Federación de Entidades Budistas de España
- Formation: 1992
- Membership: 25 member organisations
- Official language: Spanish
- Secretary General: Ana Ramiro Nieto
- President: Luis Morente Leal
- Affiliations: EBU

= Federación de Comunidades Budistas de España =

The Unión Budista de España, Federación de Entidades Budistas de España (UBE-FEBE), formerly known as the Federación de Comunidades Budistas de España, is a religious federation constituted under the protection of the L.O. 7/1980 of 5 July, on Religious Freedom, which brings together the different Buddhist entities, both traditional and modern, present in Spain. Those Buddhist religious entities with at least three years of seniority, registered in the Registry of Religious Entities of the Ministry of the Presidency, and admitted by the UBE Council, can join the federation.

The federation has been operating since 1991 as the official representation of Buddhism in Spain towards the public authorities and society.
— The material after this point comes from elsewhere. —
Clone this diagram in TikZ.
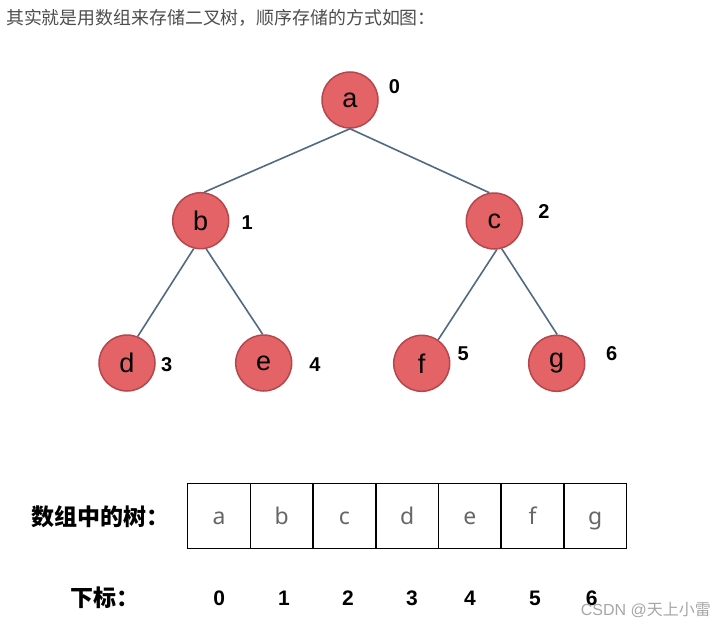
\documentclass[tikz,border=0pt]{standalone}
\usepackage{fontspec}
\setmainfont{Liberation Sans}
\newfontfamily\cjk{Noto Sans CJK SC}
\newfontfamily\cellfont{Noto Sans}
\definecolor{nodefill}{HTML}{E36366}
\definecolor{nodeline}{HTML}{B4474B}
\definecolor{edgeline}{HTML}{4F6A82}
\definecolor{celltext}{HTML}{666666}
\definecolor{titletext}{HTML}{4D4D4D}
\definecolor{marktext}{HTML}{A6A6A6}

\begin{document}
\begin{tikzpicture}[x=1pt,y=-1pt]
		\tikzstyle{every node}+=[inner sep=0pt]
		\tikzstyle{treenode}=[circle,minimum size=56pt,fill=nodefill,draw=nodeline,line width=1.5pt,font=\fontsize{27}{30}\selectfont]
		\tikzstyle{idx}=[font=\fontsize{20}{24}\selectfont\bfseries]
		\tikzstyle{edge}=[draw=edgeline,line width=1.6pt]
		\tikzstyle{cell}=[rectangle,draw=black,line width=1.5pt,minimum width=62.7pt,minimum height=65pt,text height=20pt,text depth=3pt,text=celltext,font=\cellfont\fontsize{23}{26}\selectfont]
		\useasboundingbox (0,0) rectangle (726,629);
		% title line
		\node [anchor=west,text=titletext,font=\cjk\fontsize{17.9}{20}\selectfont] (title) at (6,18) {其实就是用数组来存储二叉树，顺序存储的方式如图：};
		% tree
		\node [treenode] (n0) at (350,100) {a};
		\node [treenode] (n1) at (200.7,220.7) {b};
		\node [treenode] (n2) at (494.3,221) {c};
		\node [treenode] (n3) at (127,363) {d};
		\node [treenode] (n4) at (263.7,363) {e};
		\node [treenode] (n5) at (421.7,363.3) {f};
		\node [treenode] (n6) at (556.7,363.3) {g};
		\node [idx] (l0) at (394.5,87) {0};
		\node [idx] (l1) at (247.3,222.7) {1};
		\node [idx] (l2) at (544,211.7) {2};
		\node [idx] (l3) at (166.7,364.3) {3};
		\node [idx] (l4) at (315,364.3) {4};
		\node [idx] (l5) at (463.3,354) {5};
		\node [idx] (l6) at (611.7,354) {6};
		\draw [edge] (n0.south) -- (n1.83);
		\draw [edge] (n0.south) -- (n2.100);
		\draw [edge] (n1.-104) -- (n3.68);
		\draw [edge] (n1.-79) -- (n4.92);
		\draw [edge] (n2.-85) -- (n5.55);
		\draw [edge] (n2.-75) -- (n6.89);
		% array
		\node [anchor=west,font=\cjk\fontsize{23}{26}\selectfont\bfseries] (arr) at (31,516.5) {数组中的树：};
		\node [anchor=west,font=\cjk\fontsize{23}{26}\selectfont\bfseries] (sub) at (70,598) {下标：};
		\foreach \v [count=\i from 0] in {a,b,c,d,e,f,g}
			\node [cell] (c\i) at ({219.05+62.7*\i},516) {\v};
		\foreach \x [count=\i from 0] in {219.3,284,348,412,470,535,591.7}
			\node [idx,font=\fontsize{21}{24}\selectfont\bfseries] (k\i) at (\x,598.3) {\i};
		\node [anchor=east,text=marktext,font=\fontsize{16}{19}\selectfont] (mark) at (711,610) {CSDN @{\cjk 天上小雷}};
	\end{tikzpicture}
\end{document}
Its current president is Luis Morente Leal, and previous presidents have been Florencio Serrano Prior, Antonio Mínguez Reguera, Miguel Ángel Rodríguez Tarno and Enrique Caputo Rivera.
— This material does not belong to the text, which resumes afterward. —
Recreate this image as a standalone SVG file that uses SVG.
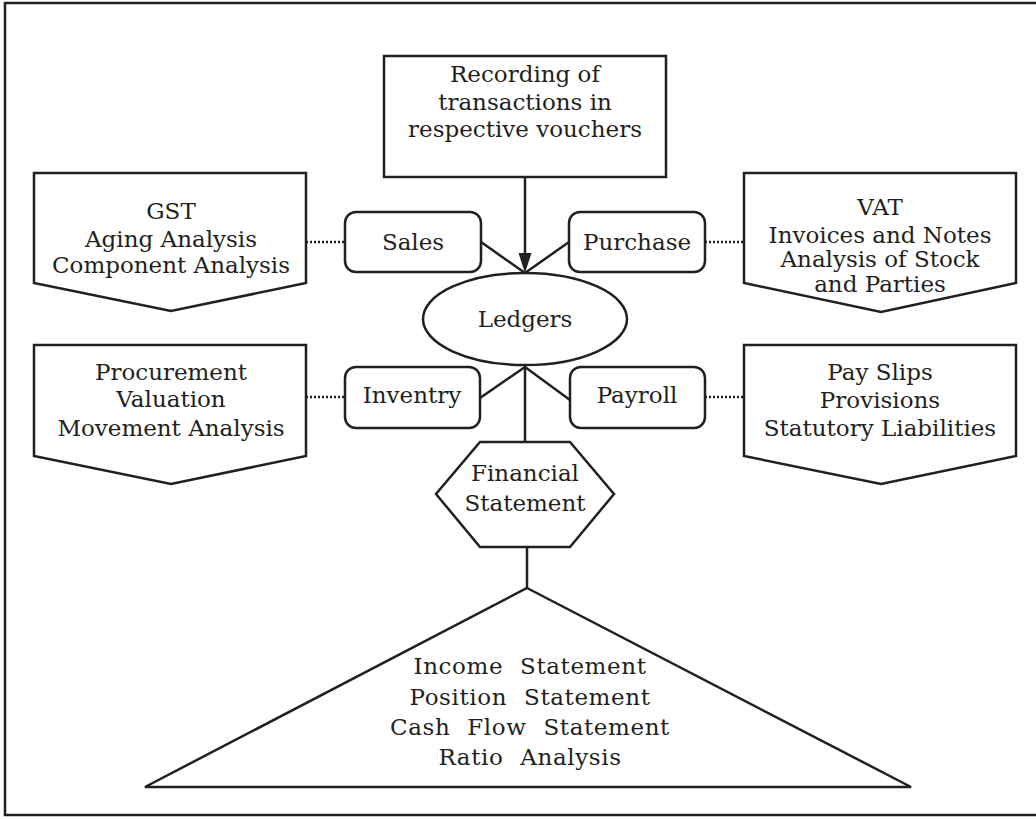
<svg xmlns="http://www.w3.org/2000/svg" width="1036" height="819" viewBox="0 0 1036 819">
  <style>
    .shape { fill: #fff; stroke: #231f20; stroke-width: 2.5; stroke-linejoin: miter; }
    .line { fill: none; stroke: #231f20; stroke-width: 2.5; }
    .dot { fill: none; stroke: #231f20; stroke-width: 2.5; stroke-dasharray: 2 2; }
    text { font-family: "DejaVu Serif", "Liberation Serif", serif; font-size: 23px; fill: #231f20; text-anchor: middle; }
    .wide { letter-spacing: 0.6px; word-spacing: 9px; }
  </style>

  <!-- page frame -->
  <rect x="5" y="3" width="1040" height="812" fill="none" stroke="#231f20" stroke-width="2.5"/>

  <g id="connectors">
    <line class="line" x1="525" y1="177" x2="525" y2="256"/>
    <path d="M518.5,253 L525,273 L531.5,253 Z" fill="#231f20"/>
    <polyline class="line" points="481,242 525,273 569,242"/>
    <polyline class="line" points="480,398 525,367 570,400"/>
    <line class="line" x1="525" y1="367" x2="525" y2="442"/>
    <line class="line" x1="527" y1="547" x2="527" y2="588"/>
    <line class="dot" x1="306" y1="242" x2="345" y2="242"/>
    <line class="dot" x1="705" y1="242" x2="744" y2="242"/>
    <line class="dot" x1="306" y1="397" x2="345" y2="397"/>
    <line class="dot" x1="705" y1="397" x2="744" y2="397"/>
  </g>

  <g id="vouchers">
    <rect class="shape" x="384" y="56" width="282" height="121"/>
    <text x="525" y="82">Recording of</text>
    <text x="525" y="110">transactions in</text>
    <text x="525" y="137">respective vouchers</text>
  </g>

  <g id="sales-reports">
    <polygon class="shape" points="34,173 306,173 306,283 171,311 34,283"/>
    <text x="171" y="219">GST</text>
    <text x="171" y="247">Aging Analysis</text>
    <text x="171" y="273">Component Analysis</text>
  </g>

  <g id="purchase-reports">
    <polygon class="shape" points="744,173 1016,173 1016,283 881,312 744,283"/>
    <text x="880" y="215">VAT</text>
    <text x="880" y="243">Invoices and Notes</text>
    <text x="880" y="267">Analysis of Stock</text>
    <text x="880" y="292">and Parties</text>
  </g>

  <g id="inventory-reports">
    <polygon class="shape" points="34,345 306,345 306,456 171,484 34,456"/>
    <text x="171" y="380">Procurement</text>
    <text x="171" y="407">Valuation</text>
    <text x="171" y="436">Movement Analysis</text>
  </g>

  <g id="payroll-reports">
    <polygon class="shape" points="744,345 1016,345 1016,456 881,484 744,456"/>
    <text x="880" y="380">Pay Slips</text>
    <text x="880" y="408">Provisions</text>
    <text x="880" y="436">Statutory Liabilities</text>
  </g>

  <g id="sales">
    <rect class="shape" x="345" y="212" width="136" height="60" rx="11"/>
    <text x="413" y="250">Sales</text>
  </g>

  <g id="purchase">
    <rect class="shape" x="569" y="212" width="136" height="60" rx="11"/>
    <text x="637" y="250">Purchase</text>
  </g>

  <g id="ledgers">
    <ellipse class="shape" cx="525" cy="319" rx="102" ry="46"/>
    <text x="525" y="327">Ledgers</text>
  </g>

  <g id="inventry">
    <rect class="shape" x="345" y="367" width="135" height="61" rx="11"/>
    <text x="412" y="403">Inventry</text>
  </g>

  <g id="payroll">
    <rect class="shape" x="570" y="367" width="135" height="61" rx="11"/>
    <text x="637" y="403">Payroll</text>
  </g>

  <g id="financial-statement">
    <polygon class="shape" points="480,442 570,442 614,494 570,547 480,547 436,494"/>
    <text x="525" y="481">Financial</text>
    <text x="525" y="511">Statement</text>
  </g>

  <g id="statements">
    <polygon class="shape" points="527,588 911,787 145,787"/>
    <text class="wide" x="530" y="674">Income Statement</text>
    <text class="wide" x="530" y="705">Position Statement</text>
    <text class="wide" x="530" y="735">Cash Flow Statement</text>
    <text class="wide" x="530" y="765">Ratio Analysis</text>
  </g>
</svg>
In October 2007, following a request made by the federation, the Ministry of Justice granted Buddhism the status of well-established religion in Spain.

On the 3rd of December 2018, the extraordinary council of the then Federation of Buddhist Communities of Spain, meeting in Madrid, decided to change its name in its statutes to Unión Budista de España, Federación de Entidades Budistas de España (UBE-FEBE).

This organisation sits on the Advisory Commission for Religious Freedom of the Ministry of the Presidency, as well as on the board of trustees of the public Foundation Pluralism and Coexistence. Internationally, it is a member of the European Buddhist Union.

Initially made up of five communities, the UBE-FEBE currently brings together most of the main Buddhist entities in Spain. From these entities depend, in addition, a large number of practice centres.

The organisational structure, functions and other data of the UBE-FEBE can be consulted in its Statutes, through the federation's website.